Сергей Кургинян: Теперь надо заново начинать милитаризацию Японии. Они ее демилитаризовывали, теперь снова надо милитаризовывать. Вопрос непростой, но возможный. Но они же этого боятся.
Они боятся этого мира, где на макрорегиональных конфликтах будут восходить, как Вы правильно сказали, совсем другие элиты. А когда эти элиты взойдут, не поведут ли они себя опять, как известный фюрер? Не начнут ли они сначала бомбить Лондон или Нью-Йорк, а потом всё остальное? Это для них огромный вопрос. Но эта игра на повестке дня. Игра в войну и гонку вооружений на повестке дня.

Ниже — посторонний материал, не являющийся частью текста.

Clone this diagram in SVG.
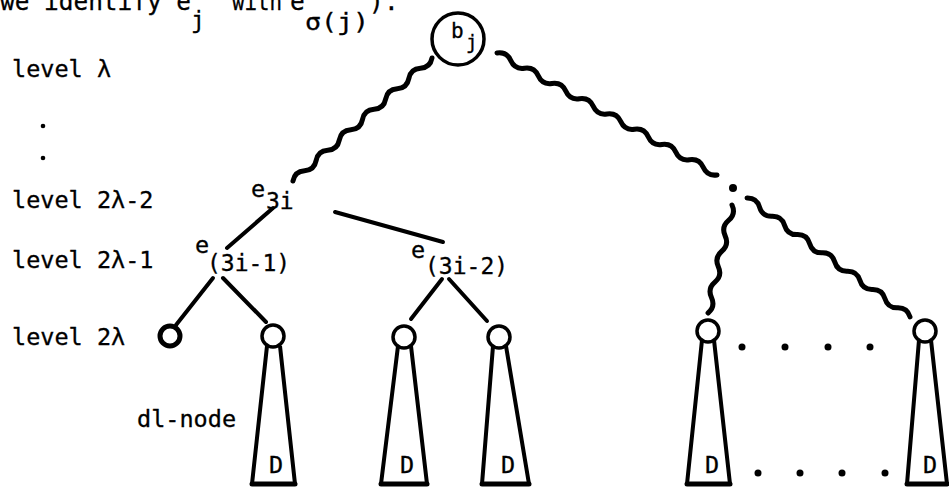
<svg xmlns="http://www.w3.org/2000/svg" width="949" height="489" viewBox="0 0 949 489">
<style>
text{font-family:"DejaVu Sans Mono","Liberation Mono",monospace;fill:#000;stroke:#000;stroke-width:0.3}
.t{font-size:23.5px}
.s{font-size:23px}
.c{font-size:24.5px}
.wave{fill:none;stroke:#000;stroke-width:5;stroke-linecap:round;stroke-linejoin:round}
.edge{stroke:#000;stroke-width:4;stroke-linecap:round}
.leaf{fill:#fff;stroke:#000;stroke-width:3.5}
.tri{fill:#fff;stroke:#000;stroke-width:4;stroke-linejoin:round}
.base{stroke:#000;stroke-width:5;stroke-linecap:round}
.dot{fill:#000}
</style>
<rect width="949" height="489" fill="#fff"/>
<g id="caption">
<text x="0" y="10" class="c" textLength="191" lengthAdjust="spacingAndGlyphs">we identify e</text>
<text x="191" y="28" class="s">j</text>
<text x="232" y="10" class="c" textLength="50" lengthAdjust="spacingAndGlyphs">with</text>
<text x="290" y="10" class="c">e</text>
<text x="305" y="30" class="s" textLength="64" lengthAdjust="spacingAndGlyphs">σ(j)</text>
<text x="369" y="10" class="c">)</text>
<text x="384" y="10" class="c">.</text>
</g>
<g id="levels">
<text x="12" y="77" class="t">level λ</text>
<circle cx="43" cy="126" r="2.3" class="dot"/>
<circle cx="43" cy="158" r="2.3" class="dot"/>
<text x="12" y="208" class="t">level 2λ-2</text>
<text x="12" y="268" class="t">level 2λ-1</text>
<text x="12" y="345" class="t">level 2λ</text>
<text x="137" y="427" class="t">dl-node</text>
</g>
<g id="connectors">
<path class="wave" transform="translate(432,58) rotate(138.5)" d="M0 0 q7.73 -6 15.47 0 t15.47 0 t15.47 0 t15.47 0 t15.47 0 t15.47 0 t15.47 0 t15.47 0 t15.47 0 t15.47 0 t15.47 0 t15.47 0"/>
<path class="wave" transform="translate(497,53) rotate(29)" d="M0 0 q7.86 -6 15.72 0 t15.72 0 t15.72 0 t15.72 0 t15.72 0 t15.72 0 t15.72 0 t15.72 0 t15.72 0 t15.72 0 t15.72 0 t15.72 0 t15.72 0 t15.72 0 t15.72 0 t15.72 0"/>
<circle cx="733" cy="188" r="4" class="dot"/>
<path class="wave" transform="translate(747,198) rotate(36.1)" d="M0 0 q7.76 -6 15.52 0 t15.52 0 t15.52 0 t15.52 0 t15.52 0 t15.52 0 t15.52 0 t15.52 0 t15.52 0 t15.52 0 t15.52 0 t15.52 0 t15.52 0"/>
<path class="wave" transform="translate(732,205) rotate(102.5)" d="M0 0 q7.9 -6 15.8 0 t15.8 0 t15.8 0 t15.8 0 t15.8 0 t15.8 0 t15.8 0"/>
<line class="edge" x1="273" y1="208" x2="227" y2="248"/>
<line class="edge" x1="335" y1="212" x2="443" y2="242"/>
<line class="edge" x1="213" y1="278" x2="176" y2="325"/>
<line class="edge" x1="223" y1="278" x2="266" y2="322"/>
<line class="edge" x1="442" y1="279" x2="411" y2="319"/>
<line class="edge" x1="449" y1="279" x2="487" y2="321"/>
</g>
<g id="b_j">
<circle cx="458" cy="39" r="26" fill="#fff" stroke="#000" stroke-width="3.5"/>
<text x="451" y="38" style="font-size:21px">b</text>
<text x="466" y="49" style="font-size:19px">j</text>
</g>
<g id="e_3i">
<text x="251" y="197" class="t">e</text>
<text x="266" y="209" class="s">3i</text>
</g>
<g id="e_3i-1">
<text x="195" y="253" class="t">e</text>
<text x="207" y="271" class="s">(3i-1)</text>
</g>
<g id="e_3i-2">
<text x="411" y="258" class="t">e</text>
<text x="425" y="274" class="s">(3i-2)</text>
</g>
<g id="leaf1">
<circle cx="170" cy="336" r="10" fill="#fff" stroke="#000" stroke-width="5"/>
</g>
<g id="leaf2">
<path class="tri" d="M267 346 L252 484 L295 484 L280 346"/>
<line class="base" x1="252" y1="484" x2="295" y2="484"/>
<circle cx="273" cy="336" r="11" class="leaf"/>
<text x="276" y="473" class="t" text-anchor="middle">D</text>
</g>
<g id="leaf3">
<path class="tri" d="M398 346 L381 484 L427 484 L411 346"/>
<line class="base" x1="381" y1="484" x2="427" y2="484"/>
<circle cx="404" cy="337" r="11" class="leaf"/>
<text x="407" y="473" class="t" text-anchor="middle">D</text>
</g>
<g id="leaf4">
<path class="tri" d="M493 346 L482 484 L529 484 L506 346"/>
<line class="base" x1="482" y1="484" x2="529" y2="484"/>
<circle cx="499" cy="337" r="11" class="leaf"/>
<text x="508" y="473" class="t" text-anchor="middle">D</text>
</g>
<g id="leaf5">
<path class="tri" d="M702 340 L687 484 L730 484 L714 340"/>
<line class="base" x1="687" y1="484" x2="730" y2="484"/>
<circle cx="708" cy="331" r="11" class="leaf"/>
<text x="712" y="473" class="t" text-anchor="middle">D</text>
</g>
<g id="leaf6">
<path class="tri" d="M919 340 L907 484 L947 484 L931 340"/>
<line class="base" x1="907" y1="484" x2="947" y2="484"/>
<circle cx="925" cy="331" r="11" class="leaf"/>
<text x="930" y="473" class="t" text-anchor="middle">D</text>
</g>
<g id="ellipses">
<circle cx="742" cy="347" r="3.5" class="dot"/>
<circle cx="785" cy="347" r="3.5" class="dot"/>
<circle cx="828" cy="347" r="3.5" class="dot"/>
<circle cx="870" cy="347" r="3.5" class="dot"/>
<circle cx="758" cy="473" r="3.5" class="dot"/>
<circle cx="800" cy="473" r="3.5" class="dot"/>
<circle cx="842" cy="473" r="3.5" class="dot"/>
<circle cx="885" cy="473" r="3.5" class="dot"/>
</g>
</svg>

Когда-то говорили: «Мы идеологически разоружимся в одностороннем порядке, разрушим коммунизм. И тогда будет мир без идеологии». Да? Тогда идеологию создали американцы! Они вменили нам авторитаризм, а себе — демократию. Да? Правильно? Украина — это безумно «демократическая» страна! Офигеть какая! Путин не избирается, а Зеленский всё время избирается, раз за разом. Шучу, понятное дело. Значит, они сами нам навязали идеологию, потому что она им нужна. Либо мы сами возьмем, либо нет.
И, наконец, самое главное. Когда-то римский папа Иоанн Павел II, бывший кардинал Войтыла, который много сделал для разрушения Советского Союза, вдруг сказал: «На обломках коммунизма мы построили цивилизацию смерти». Так вот все черты ее есть. Это цивилизация смерти, это ее спираль. Так вот, мы-то что хотим? Бо́льшую территорию в бараке под названием «цивилизация смерти»? Или мы хотим разрушить этот Освенцим смерти и противопоставить ему что-то другое?
Русская цивилизация была, есть и будет цивилизацией любви. Об этом и Сталин говорил, не только апостол Павел. Это цивилизация любви и жизни. Если речь идет об этом, то нельзя говорить о том, что мы будем вписываться в их мегатренд, одновременно говоря, что он сатанинский. Нужно выдвигать свой. А это очень страшно, потому что очень хотелось избавиться от сверхдержавно-мессианской роли и стать, как говорили некоторые люди, удлиняя букву «р», «нор-р-рмальной страной». Так вот, оказывается, что эта нормальность — смерть. А они еще придумали новую нормальность, так что она вдвойне смерть. Так что единственное, что можно сделать — это сделать страну не обыкновенной. Какой она и была всегда. Выдвинуть свой мегатренд. И тогда соединение тех вещей, о которых я говорю, позволит выстоять, позволит не состояться большой ядерной войне, позволит оградить от нее Россию и дать нашим детям и внукам возможность счастливо жить в обновленном Отечестве. Если это удастся сделать меньшей ценой, я буду счастлив.
Дмитрий Куликов: Спасибо Вам большое, Сергей Ервандович. Как всегда, очень интересно.